+++ Material provided

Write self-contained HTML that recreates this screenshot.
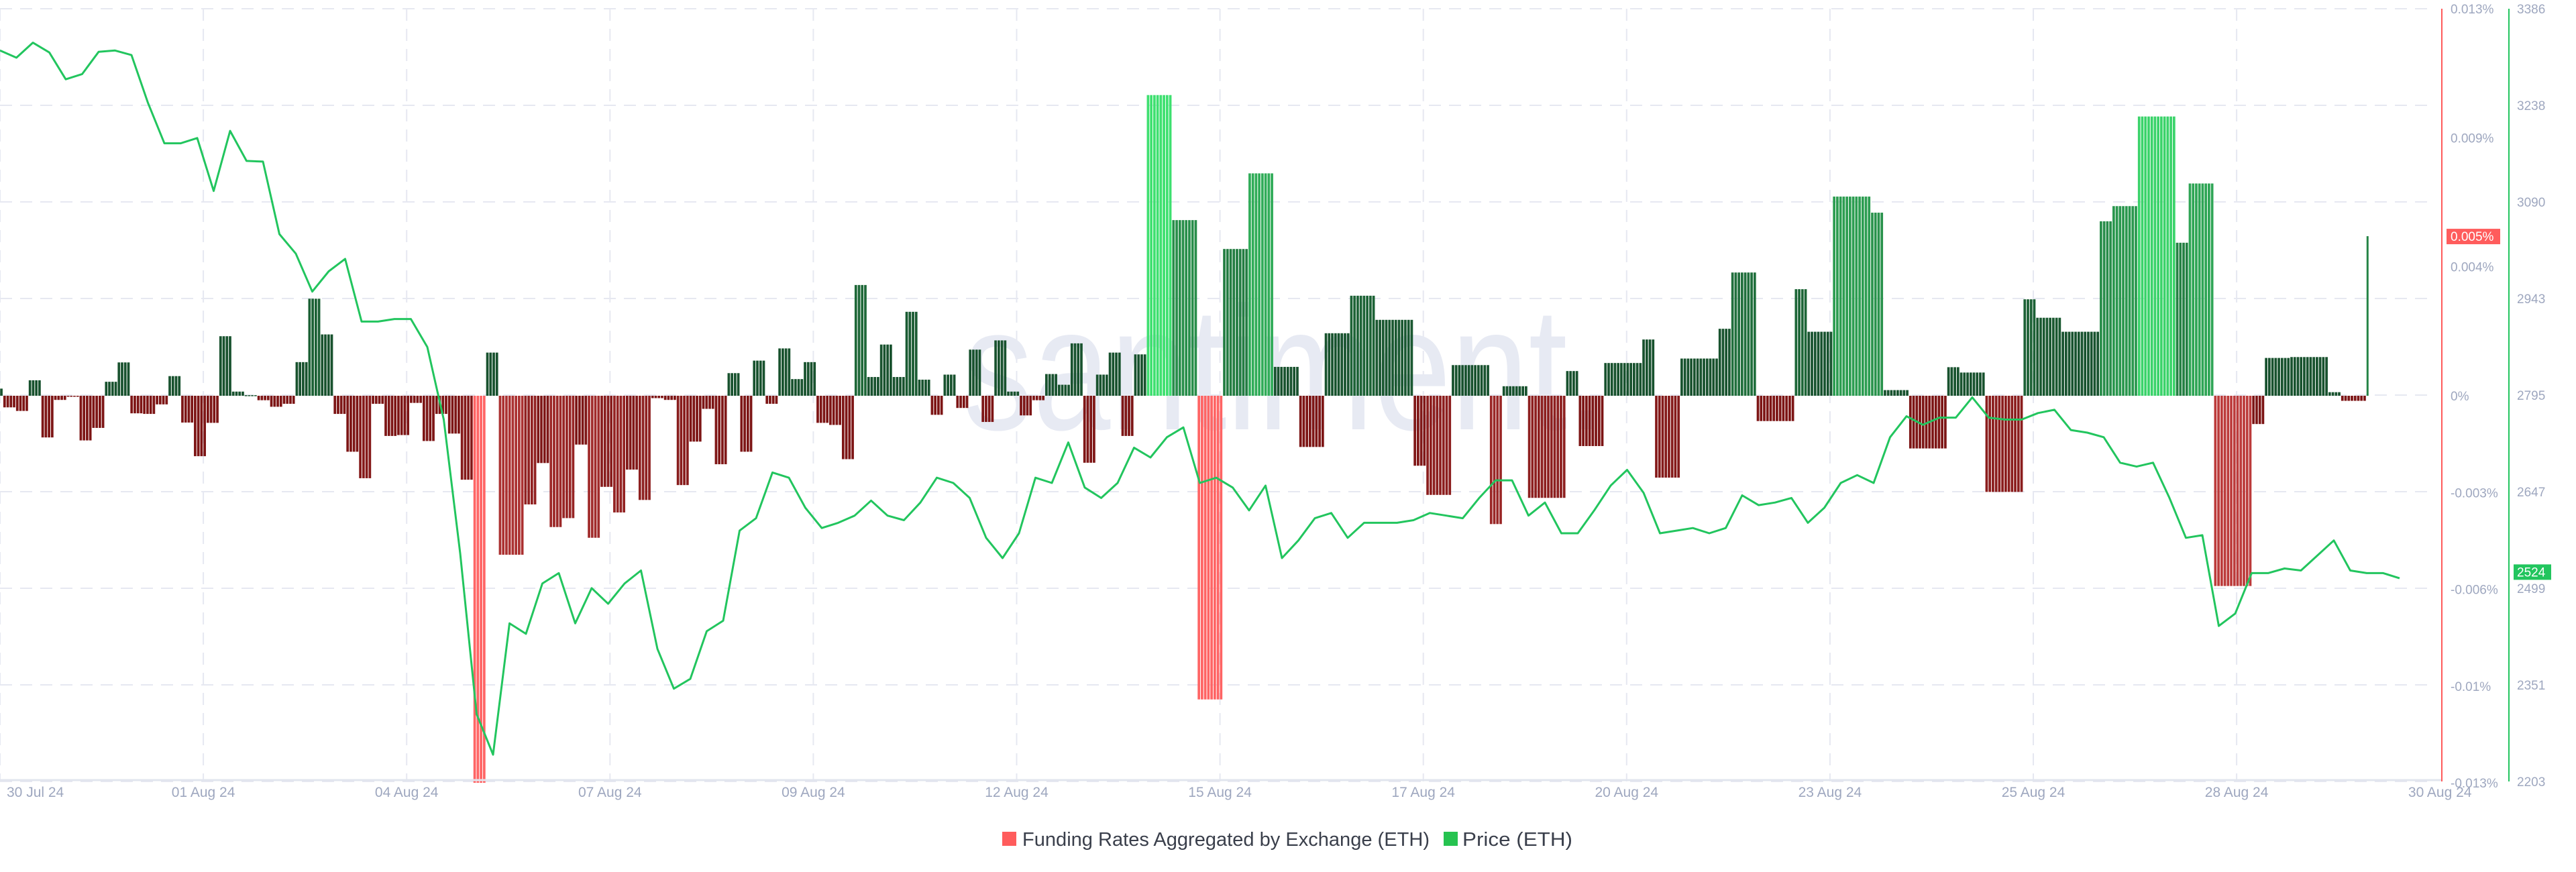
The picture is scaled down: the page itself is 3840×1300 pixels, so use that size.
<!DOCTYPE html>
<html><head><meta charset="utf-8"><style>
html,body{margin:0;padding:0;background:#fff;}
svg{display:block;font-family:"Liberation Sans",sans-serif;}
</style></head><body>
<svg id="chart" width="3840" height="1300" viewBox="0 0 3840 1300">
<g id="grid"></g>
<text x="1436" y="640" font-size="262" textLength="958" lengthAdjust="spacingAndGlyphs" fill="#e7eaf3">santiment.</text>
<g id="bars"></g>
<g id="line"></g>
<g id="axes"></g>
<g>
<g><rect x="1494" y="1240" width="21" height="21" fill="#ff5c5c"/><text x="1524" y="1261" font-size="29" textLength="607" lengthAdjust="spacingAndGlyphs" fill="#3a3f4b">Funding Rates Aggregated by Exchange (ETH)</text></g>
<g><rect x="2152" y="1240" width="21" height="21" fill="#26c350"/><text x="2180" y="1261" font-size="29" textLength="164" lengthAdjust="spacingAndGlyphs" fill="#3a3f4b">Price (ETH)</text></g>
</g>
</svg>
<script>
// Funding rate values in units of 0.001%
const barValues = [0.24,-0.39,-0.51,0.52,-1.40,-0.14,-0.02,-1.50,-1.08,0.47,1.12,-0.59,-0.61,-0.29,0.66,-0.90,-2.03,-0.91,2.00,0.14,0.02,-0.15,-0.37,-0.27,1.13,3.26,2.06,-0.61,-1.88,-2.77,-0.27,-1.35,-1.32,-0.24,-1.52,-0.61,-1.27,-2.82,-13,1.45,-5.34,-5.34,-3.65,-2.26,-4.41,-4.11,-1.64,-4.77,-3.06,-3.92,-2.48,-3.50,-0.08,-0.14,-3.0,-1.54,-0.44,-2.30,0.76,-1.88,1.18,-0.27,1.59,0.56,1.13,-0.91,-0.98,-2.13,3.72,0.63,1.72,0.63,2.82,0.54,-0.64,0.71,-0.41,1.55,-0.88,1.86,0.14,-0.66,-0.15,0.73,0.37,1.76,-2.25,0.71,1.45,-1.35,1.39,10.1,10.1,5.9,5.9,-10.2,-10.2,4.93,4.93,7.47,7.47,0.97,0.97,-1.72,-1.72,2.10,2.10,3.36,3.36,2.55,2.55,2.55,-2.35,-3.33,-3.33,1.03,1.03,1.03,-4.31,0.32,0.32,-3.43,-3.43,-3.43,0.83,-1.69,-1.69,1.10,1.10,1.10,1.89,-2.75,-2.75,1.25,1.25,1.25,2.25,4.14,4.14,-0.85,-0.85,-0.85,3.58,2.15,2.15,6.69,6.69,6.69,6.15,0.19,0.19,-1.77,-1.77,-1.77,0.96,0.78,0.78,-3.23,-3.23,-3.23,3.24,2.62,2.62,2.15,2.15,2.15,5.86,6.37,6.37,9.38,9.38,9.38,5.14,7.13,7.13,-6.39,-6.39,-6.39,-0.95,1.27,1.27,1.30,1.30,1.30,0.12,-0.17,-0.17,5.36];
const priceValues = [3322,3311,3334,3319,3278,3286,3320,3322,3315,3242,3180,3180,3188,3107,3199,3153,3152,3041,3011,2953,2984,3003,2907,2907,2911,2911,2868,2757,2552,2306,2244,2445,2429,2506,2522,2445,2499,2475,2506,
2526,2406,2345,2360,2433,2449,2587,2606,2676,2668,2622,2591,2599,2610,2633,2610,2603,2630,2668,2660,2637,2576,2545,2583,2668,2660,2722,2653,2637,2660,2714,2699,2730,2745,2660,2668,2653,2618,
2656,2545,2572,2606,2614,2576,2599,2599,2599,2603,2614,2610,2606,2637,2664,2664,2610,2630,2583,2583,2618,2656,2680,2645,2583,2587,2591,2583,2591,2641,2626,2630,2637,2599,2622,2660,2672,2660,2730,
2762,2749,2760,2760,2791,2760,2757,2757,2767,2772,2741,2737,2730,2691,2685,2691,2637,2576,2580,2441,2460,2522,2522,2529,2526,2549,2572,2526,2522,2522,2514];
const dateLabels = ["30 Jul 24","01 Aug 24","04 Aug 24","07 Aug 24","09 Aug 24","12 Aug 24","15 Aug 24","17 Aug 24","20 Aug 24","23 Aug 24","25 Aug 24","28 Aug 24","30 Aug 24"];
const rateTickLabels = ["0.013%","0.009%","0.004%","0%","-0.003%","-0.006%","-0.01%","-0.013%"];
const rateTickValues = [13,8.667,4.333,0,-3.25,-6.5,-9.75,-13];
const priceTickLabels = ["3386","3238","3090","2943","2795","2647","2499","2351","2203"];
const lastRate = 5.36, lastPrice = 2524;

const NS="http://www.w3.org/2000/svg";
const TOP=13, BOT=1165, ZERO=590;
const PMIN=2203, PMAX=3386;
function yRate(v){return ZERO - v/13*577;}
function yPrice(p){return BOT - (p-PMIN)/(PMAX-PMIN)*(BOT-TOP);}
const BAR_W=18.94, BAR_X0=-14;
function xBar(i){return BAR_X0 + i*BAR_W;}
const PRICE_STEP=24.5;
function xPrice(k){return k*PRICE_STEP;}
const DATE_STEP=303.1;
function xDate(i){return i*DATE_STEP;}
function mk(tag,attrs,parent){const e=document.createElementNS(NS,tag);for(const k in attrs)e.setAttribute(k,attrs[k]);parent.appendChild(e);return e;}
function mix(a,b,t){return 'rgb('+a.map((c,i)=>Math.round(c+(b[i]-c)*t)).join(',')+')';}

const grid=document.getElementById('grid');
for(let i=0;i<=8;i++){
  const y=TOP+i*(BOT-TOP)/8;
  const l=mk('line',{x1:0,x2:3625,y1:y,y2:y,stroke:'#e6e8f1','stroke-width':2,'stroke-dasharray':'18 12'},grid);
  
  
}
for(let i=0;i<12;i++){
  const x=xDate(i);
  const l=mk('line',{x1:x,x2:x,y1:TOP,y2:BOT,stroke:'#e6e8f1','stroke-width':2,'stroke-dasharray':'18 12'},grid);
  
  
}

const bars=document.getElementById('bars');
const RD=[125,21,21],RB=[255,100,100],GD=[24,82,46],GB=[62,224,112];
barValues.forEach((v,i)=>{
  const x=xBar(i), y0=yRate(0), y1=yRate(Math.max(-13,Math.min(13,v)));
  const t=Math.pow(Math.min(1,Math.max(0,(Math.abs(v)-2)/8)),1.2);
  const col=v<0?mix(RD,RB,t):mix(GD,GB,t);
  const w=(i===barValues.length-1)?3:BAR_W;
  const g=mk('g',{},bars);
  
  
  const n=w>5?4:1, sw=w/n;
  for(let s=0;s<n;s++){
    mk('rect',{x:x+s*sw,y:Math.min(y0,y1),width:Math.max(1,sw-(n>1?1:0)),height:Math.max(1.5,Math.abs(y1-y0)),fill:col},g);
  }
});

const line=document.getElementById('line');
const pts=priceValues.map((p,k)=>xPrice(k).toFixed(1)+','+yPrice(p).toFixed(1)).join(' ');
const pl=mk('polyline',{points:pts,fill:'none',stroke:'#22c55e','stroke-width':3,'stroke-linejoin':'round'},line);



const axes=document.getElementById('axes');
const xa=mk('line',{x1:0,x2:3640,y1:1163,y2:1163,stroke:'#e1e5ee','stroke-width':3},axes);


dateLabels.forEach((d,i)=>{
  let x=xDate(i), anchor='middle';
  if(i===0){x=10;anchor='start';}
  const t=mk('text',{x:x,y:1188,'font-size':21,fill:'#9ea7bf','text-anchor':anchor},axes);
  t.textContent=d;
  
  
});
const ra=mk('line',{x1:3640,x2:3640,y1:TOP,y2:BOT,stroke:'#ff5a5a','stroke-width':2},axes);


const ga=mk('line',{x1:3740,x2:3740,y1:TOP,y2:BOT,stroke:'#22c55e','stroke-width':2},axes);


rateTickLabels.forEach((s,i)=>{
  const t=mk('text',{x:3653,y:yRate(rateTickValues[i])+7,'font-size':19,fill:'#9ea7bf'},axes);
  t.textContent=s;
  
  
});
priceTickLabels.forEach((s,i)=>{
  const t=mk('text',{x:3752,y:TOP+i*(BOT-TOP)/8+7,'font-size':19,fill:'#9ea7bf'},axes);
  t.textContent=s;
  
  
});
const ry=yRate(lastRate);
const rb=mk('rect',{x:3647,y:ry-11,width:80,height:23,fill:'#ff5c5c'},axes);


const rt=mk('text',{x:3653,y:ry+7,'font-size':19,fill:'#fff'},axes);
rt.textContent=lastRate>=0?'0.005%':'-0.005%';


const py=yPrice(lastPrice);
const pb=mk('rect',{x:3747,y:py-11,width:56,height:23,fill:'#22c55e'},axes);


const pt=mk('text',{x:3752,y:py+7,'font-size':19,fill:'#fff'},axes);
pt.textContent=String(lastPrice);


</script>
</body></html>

++++++

» Exercise task: Of all the lines in the data above, state how many include "that". Say only the number.

» Exercise response: 2